Given request
Extract the records below word for word and ignore the images.

──────── Input

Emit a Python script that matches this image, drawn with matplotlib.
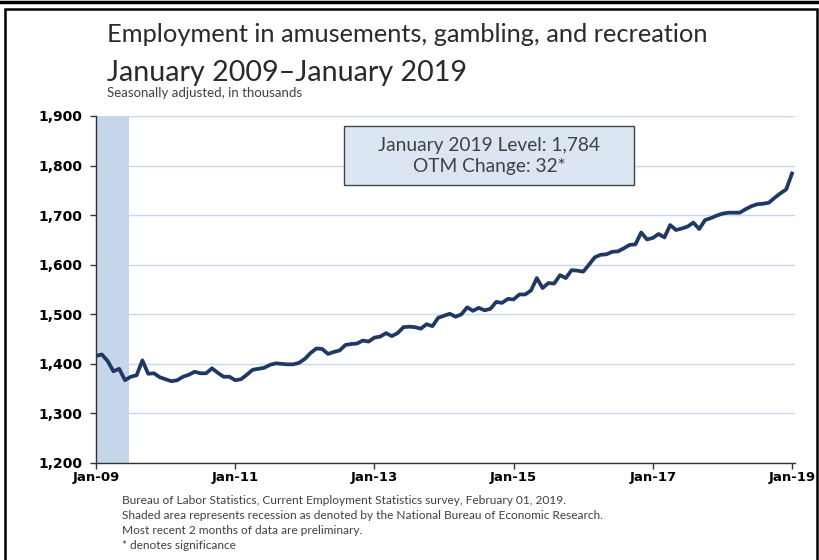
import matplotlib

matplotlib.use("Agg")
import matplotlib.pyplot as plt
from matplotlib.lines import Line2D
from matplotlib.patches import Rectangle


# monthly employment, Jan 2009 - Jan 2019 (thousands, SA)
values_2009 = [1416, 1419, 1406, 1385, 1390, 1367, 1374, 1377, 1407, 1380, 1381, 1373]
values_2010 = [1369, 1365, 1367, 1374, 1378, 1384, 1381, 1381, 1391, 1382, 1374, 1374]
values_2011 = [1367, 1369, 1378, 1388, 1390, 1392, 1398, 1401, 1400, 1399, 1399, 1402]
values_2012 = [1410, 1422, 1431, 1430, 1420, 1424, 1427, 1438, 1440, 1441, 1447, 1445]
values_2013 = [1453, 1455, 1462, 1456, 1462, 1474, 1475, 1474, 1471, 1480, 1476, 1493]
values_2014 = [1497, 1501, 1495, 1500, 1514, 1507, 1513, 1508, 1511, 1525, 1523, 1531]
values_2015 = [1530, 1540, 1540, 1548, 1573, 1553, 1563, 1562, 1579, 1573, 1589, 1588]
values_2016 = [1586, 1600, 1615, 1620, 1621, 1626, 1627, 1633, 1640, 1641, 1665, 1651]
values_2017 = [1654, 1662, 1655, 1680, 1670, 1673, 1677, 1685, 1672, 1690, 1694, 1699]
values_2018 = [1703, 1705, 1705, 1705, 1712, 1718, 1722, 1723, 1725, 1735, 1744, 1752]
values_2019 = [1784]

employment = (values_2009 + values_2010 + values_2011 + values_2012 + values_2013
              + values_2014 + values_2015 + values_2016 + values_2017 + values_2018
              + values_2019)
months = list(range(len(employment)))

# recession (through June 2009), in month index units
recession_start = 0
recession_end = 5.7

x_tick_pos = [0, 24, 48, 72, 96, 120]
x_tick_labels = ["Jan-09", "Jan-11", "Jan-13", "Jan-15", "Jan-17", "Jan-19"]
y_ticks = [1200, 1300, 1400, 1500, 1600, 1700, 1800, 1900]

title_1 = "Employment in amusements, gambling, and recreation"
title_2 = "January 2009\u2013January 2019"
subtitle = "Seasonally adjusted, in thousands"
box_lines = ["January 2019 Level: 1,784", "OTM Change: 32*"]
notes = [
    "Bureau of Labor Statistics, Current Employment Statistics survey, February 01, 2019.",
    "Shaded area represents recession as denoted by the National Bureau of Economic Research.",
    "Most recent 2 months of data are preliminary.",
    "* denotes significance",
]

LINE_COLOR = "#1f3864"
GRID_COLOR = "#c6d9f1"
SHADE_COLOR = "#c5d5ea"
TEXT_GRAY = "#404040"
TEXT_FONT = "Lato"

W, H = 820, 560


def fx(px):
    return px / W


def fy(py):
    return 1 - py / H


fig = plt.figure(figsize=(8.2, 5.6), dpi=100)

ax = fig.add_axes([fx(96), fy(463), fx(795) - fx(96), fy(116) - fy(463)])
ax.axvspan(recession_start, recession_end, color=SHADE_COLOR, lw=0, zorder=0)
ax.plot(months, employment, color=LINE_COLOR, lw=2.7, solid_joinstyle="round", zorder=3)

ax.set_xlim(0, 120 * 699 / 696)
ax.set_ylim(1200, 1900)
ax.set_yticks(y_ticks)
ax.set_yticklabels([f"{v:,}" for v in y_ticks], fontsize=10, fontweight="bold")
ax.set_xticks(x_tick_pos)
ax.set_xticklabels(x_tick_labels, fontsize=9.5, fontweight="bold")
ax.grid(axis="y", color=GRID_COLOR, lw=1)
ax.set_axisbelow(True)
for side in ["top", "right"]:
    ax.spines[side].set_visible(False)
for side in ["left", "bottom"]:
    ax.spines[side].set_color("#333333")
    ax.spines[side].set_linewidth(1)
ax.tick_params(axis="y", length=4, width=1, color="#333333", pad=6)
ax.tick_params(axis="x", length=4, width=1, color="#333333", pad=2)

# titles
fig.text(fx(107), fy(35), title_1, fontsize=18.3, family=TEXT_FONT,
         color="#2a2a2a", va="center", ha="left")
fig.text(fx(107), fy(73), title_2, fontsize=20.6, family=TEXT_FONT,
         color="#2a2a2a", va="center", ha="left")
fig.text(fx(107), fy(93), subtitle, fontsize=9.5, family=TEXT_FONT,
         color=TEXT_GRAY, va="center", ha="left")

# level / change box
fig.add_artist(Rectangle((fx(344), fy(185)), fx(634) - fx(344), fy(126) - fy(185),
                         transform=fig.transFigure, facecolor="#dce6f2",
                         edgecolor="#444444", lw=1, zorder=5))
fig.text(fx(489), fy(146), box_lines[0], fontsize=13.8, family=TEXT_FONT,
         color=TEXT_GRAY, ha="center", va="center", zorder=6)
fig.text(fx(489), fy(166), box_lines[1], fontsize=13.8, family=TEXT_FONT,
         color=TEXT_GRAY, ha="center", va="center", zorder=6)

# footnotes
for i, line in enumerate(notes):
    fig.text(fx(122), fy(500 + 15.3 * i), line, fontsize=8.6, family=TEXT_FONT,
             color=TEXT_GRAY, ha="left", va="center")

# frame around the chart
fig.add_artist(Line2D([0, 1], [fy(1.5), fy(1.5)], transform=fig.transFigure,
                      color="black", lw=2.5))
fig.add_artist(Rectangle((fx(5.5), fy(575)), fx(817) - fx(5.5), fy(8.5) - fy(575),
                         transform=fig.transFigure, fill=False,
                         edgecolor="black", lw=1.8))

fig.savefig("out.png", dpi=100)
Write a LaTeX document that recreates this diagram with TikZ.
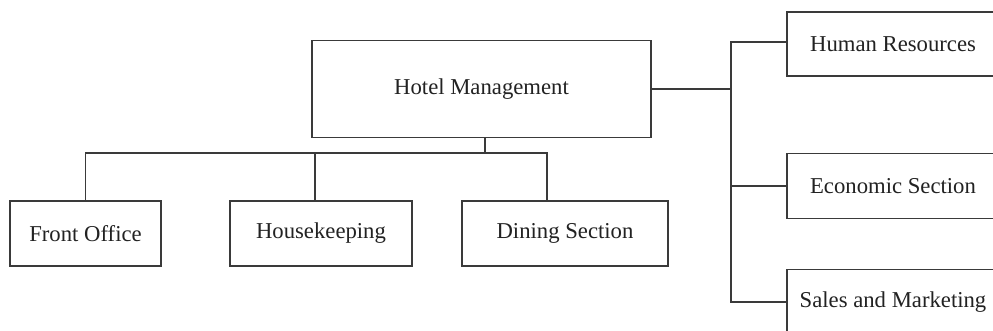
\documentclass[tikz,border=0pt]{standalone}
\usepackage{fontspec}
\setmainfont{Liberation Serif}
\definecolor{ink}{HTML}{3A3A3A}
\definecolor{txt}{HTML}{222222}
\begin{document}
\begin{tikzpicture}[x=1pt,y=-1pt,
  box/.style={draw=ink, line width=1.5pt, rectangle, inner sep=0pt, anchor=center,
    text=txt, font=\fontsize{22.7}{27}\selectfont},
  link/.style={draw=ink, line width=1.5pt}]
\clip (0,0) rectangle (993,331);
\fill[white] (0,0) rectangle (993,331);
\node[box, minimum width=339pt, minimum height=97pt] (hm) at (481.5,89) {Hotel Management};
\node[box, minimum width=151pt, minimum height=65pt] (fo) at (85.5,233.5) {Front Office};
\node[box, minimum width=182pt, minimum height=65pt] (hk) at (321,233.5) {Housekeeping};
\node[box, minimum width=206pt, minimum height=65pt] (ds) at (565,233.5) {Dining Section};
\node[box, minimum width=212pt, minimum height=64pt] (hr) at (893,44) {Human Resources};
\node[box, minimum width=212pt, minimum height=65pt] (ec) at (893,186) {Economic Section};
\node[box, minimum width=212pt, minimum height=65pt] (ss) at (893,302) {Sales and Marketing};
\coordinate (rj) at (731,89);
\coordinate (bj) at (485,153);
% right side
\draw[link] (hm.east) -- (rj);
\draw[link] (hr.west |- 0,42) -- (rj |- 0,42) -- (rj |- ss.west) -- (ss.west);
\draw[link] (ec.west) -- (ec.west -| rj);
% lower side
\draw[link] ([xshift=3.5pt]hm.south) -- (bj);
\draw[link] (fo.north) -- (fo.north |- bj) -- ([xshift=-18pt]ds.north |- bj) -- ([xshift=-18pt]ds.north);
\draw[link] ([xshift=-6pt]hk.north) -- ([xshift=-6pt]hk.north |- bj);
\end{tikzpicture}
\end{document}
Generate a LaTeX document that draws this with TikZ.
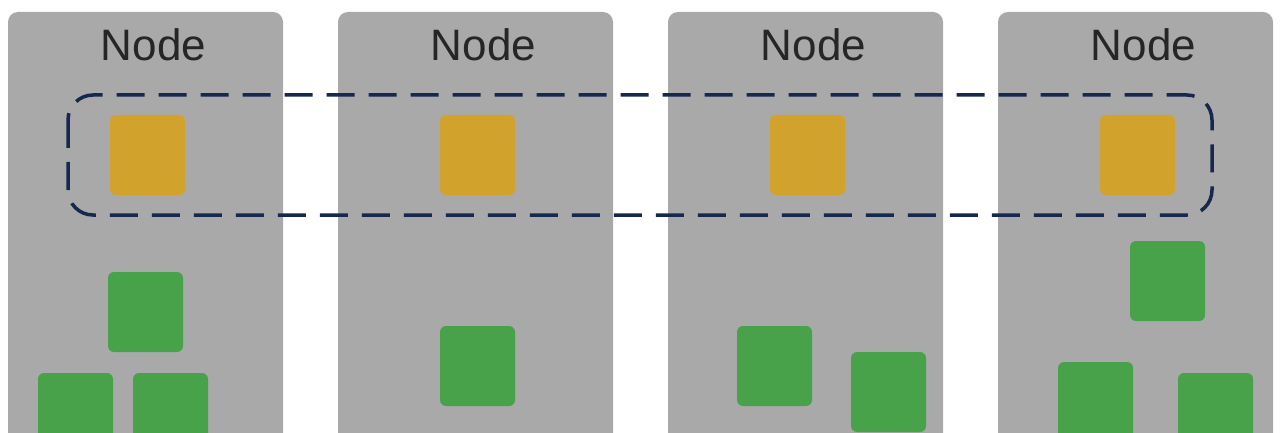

────────────────

Completed task
Emit a Python script that matches this image, drawn with matplotlib.
import matplotlib

matplotlib.use("Agg")
import matplotlib.pyplot as plt
from matplotlib.lines import Line2D
from matplotlib.patches import Rectangle


# monthly employment, Jan 2009 - Jan 2019 (thousands, SA)
values_2009 = [1416, 1419, 1406, 1385, 1390, 1367, 1374, 1377, 1407, 1380, 1381, 1373]
values_2010 = [1369, 1365, 1367, 1374, 1378, 1384, 1381, 1381, 1391, 1382, 1374, 1374]
values_2011 = [1367, 1369, 1378, 1388, 1390, 1392, 1398, 1401, 1400, 1399, 1399, 1402]
values_2012 = [1410, 1422, 1431, 1430, 1420, 1424, 1427, 1438, 1440, 1441, 1447, 1445]
values_2013 = [1453, 1455, 1462, 1456, 1462, 1474, 1475, 1474, 1471, 1480, 1476, 1493]
values_2014 = [1497, 1501, 1495, 1500, 1514, 1507, 1513, 1508, 1511, 1525, 1523, 1531]
values_2015 = [1530, 1540, 1540, 1548, 1573, 1553, 1563, 1562, 1579, 1573, 1589, 1588]
values_2016 = [1586, 1600, 1615, 1620, 1621, 1626, 1627, 1633, 1640, 1641, 1665, 1651]
values_2017 = [1654, 1662, 1655, 1680, 1670, 1673, 1677, 1685, 1672, 1690, 1694, 1699]
values_2018 = [1703, 1705, 1705, 1705, 1712, 1718, 1722, 1723, 1725, 1735, 1744, 1752]
values_2019 = [1784]

employment = (values_2009 + values_2010 + values_2011 + values_2012 + values_2013
              + values_2014 + values_2015 + values_2016 + values_2017 + values_2018
              + values_2019)
months = list(range(len(employment)))

# recession (through June 2009), in month index units
recession_start = 0
recession_end = 5.7

x_tick_pos = [0, 24, 48, 72, 96, 120]
x_tick_labels = ["Jan-09", "Jan-11", "Jan-13", "Jan-15", "Jan-17", "Jan-19"]
y_ticks = [1200, 1300, 1400, 1500, 1600, 1700, 1800, 1900]

title_1 = "Employment in amusements, gambling, and recreation"
title_2 = "January 2009\u2013January 2019"
subtitle = "Seasonally adjusted, in thousands"
box_lines = ["January 2019 Level: 1,784", "OTM Change: 32*"]
notes = [
    "Bureau of Labor Statistics, Current Employment Statistics survey, February 01, 2019.",
    "Shaded area represents recession as denoted by the National Bureau of Economic Research.",
    "Most recent 2 months of data are preliminary.",
    "* denotes significance",
]

LINE_COLOR = "#1f3864"
GRID_COLOR = "#c6d9f1"
SHADE_COLOR = "#c5d5ea"
TEXT_GRAY = "#404040"
TEXT_FONT = "Lato"

W, H = 820, 560


def fx(px):
    return px / W


def fy(py):
    return 1 - py / H


fig = plt.figure(figsize=(8.2, 5.6), dpi=100)

ax = fig.add_axes([fx(96), fy(463), fx(795) - fx(96), fy(116) - fy(463)])
ax.axvspan(recession_start, recession_end, color=SHADE_COLOR, lw=0, zorder=0)
ax.plot(months, employment, color=LINE_COLOR, lw=2.7, solid_joinstyle="round", zorder=3)

ax.set_xlim(0, 120 * 699 / 696)
ax.set_ylim(1200, 1900)
ax.set_yticks(y_ticks)
ax.set_yticklabels([f"{v:,}" for v in y_ticks], fontsize=10, fontweight="bold")
ax.set_xticks(x_tick_pos)
ax.set_xticklabels(x_tick_labels, fontsize=9.5, fontweight="bold")
ax.grid(axis="y", color=GRID_COLOR, lw=1)
ax.set_axisbelow(True)
for side in ["top", "right"]:
    ax.spines[side].set_visible(False)
for side in ["left", "bottom"]:
    ax.spines[side].set_color("#333333")
    ax.spines[side].set_linewidth(1)
ax.tick_params(axis="y", length=4, width=1, color="#333333", pad=6)
ax.tick_params(axis="x", length=4, width=1, color="#333333", pad=2)

# titles
fig.text(fx(107), fy(35), title_1, fontsize=18.3, family=TEXT_FONT,
         color="#2a2a2a", va="center", ha="left")
fig.text(fx(107), fy(73), title_2, fontsize=20.6, family=TEXT_FONT,
         color="#2a2a2a", va="center", ha="left")
fig.text(fx(107), fy(93), subtitle, fontsize=9.5, family=TEXT_FONT,
         color=TEXT_GRAY, va="center", ha="left")

# level / change box
fig.add_artist(Rectangle((fx(344), fy(185)), fx(634) - fx(344), fy(126) - fy(185),
                         transform=fig.transFigure, facecolor="#dce6f2",
                         edgecolor="#444444", lw=1, zorder=5))
fig.text(fx(489), fy(146), box_lines[0], fontsize=13.8, family=TEXT_FONT,
         color=TEXT_GRAY, ha="center", va="center", zorder=6)
fig.text(fx(489), fy(166), box_lines[1], fontsize=13.8, family=TEXT_FONT,
         color=TEXT_GRAY, ha="center", va="center", zorder=6)

# footnotes
for i, line in enumerate(notes):
    fig.text(fx(122), fy(500 + 15.3 * i), line, fontsize=8.6, family=TEXT_FONT,
             color=TEXT_GRAY, ha="left", va="center")

# frame around the chart
fig.add_artist(Line2D([0, 1], [fy(1.5), fy(1.5)], transform=fig.transFigure,
                      color="black", lw=2.5))
fig.add_artist(Rectangle((fx(5.5), fy(575)), fx(817) - fx(5.5), fy(8.5) - fy(575),
                         transform=fig.transFigure, fill=False,
                         edgecolor="black", lw=1.8))

fig.savefig("out.png", dpi=100)
Write a LaTeX document that recreates this diagram with TikZ.
\documentclass[tikz,border=0pt]{standalone}
\usepackage{fontspec}
\setmainfont{Liberation Serif}
\definecolor{ink}{HTML}{3A3A3A}
\definecolor{txt}{HTML}{222222}
\begin{document}
\begin{tikzpicture}[x=1pt,y=-1pt,
  box/.style={draw=ink, line width=1.5pt, rectangle, inner sep=0pt, anchor=center,
    text=txt, font=\fontsize{22.7}{27}\selectfont},
  link/.style={draw=ink, line width=1.5pt}]
\clip (0,0) rectangle (993,331);
\fill[white] (0,0) rectangle (993,331);
\node[box, minimum width=339pt, minimum height=97pt] (hm) at (481.5,89) {Hotel Management};
\node[box, minimum width=151pt, minimum height=65pt] (fo) at (85.5,233.5) {Front Office};
\node[box, minimum width=182pt, minimum height=65pt] (hk) at (321,233.5) {Housekeeping};
\node[box, minimum width=206pt, minimum height=65pt] (ds) at (565,233.5) {Dining Section};
\node[box, minimum width=212pt, minimum height=64pt] (hr) at (893,44) {Human Resources};
\node[box, minimum width=212pt, minimum height=65pt] (ec) at (893,186) {Economic Section};
\node[box, minimum width=212pt, minimum height=65pt] (ss) at (893,302) {Sales and Marketing};
\coordinate (rj) at (731,89);
\coordinate (bj) at (485,153);
% right side
\draw[link] (hm.east) -- (rj);
\draw[link] (hr.west |- 0,42) -- (rj |- 0,42) -- (rj |- ss.west) -- (ss.west);
\draw[link] (ec.west) -- (ec.west -| rj);
% lower side
\draw[link] ([xshift=3.5pt]hm.south) -- (bj);
\draw[link] (fo.north) -- (fo.north |- bj) -- ([xshift=-18pt]ds.north |- bj) -- ([xshift=-18pt]ds.north);
\draw[link] ([xshift=-6pt]hk.north) -- ([xshift=-6pt]hk.north |- bj);
\end{tikzpicture}
\end{document}
Generate a LaTeX document that draws this with TikZ.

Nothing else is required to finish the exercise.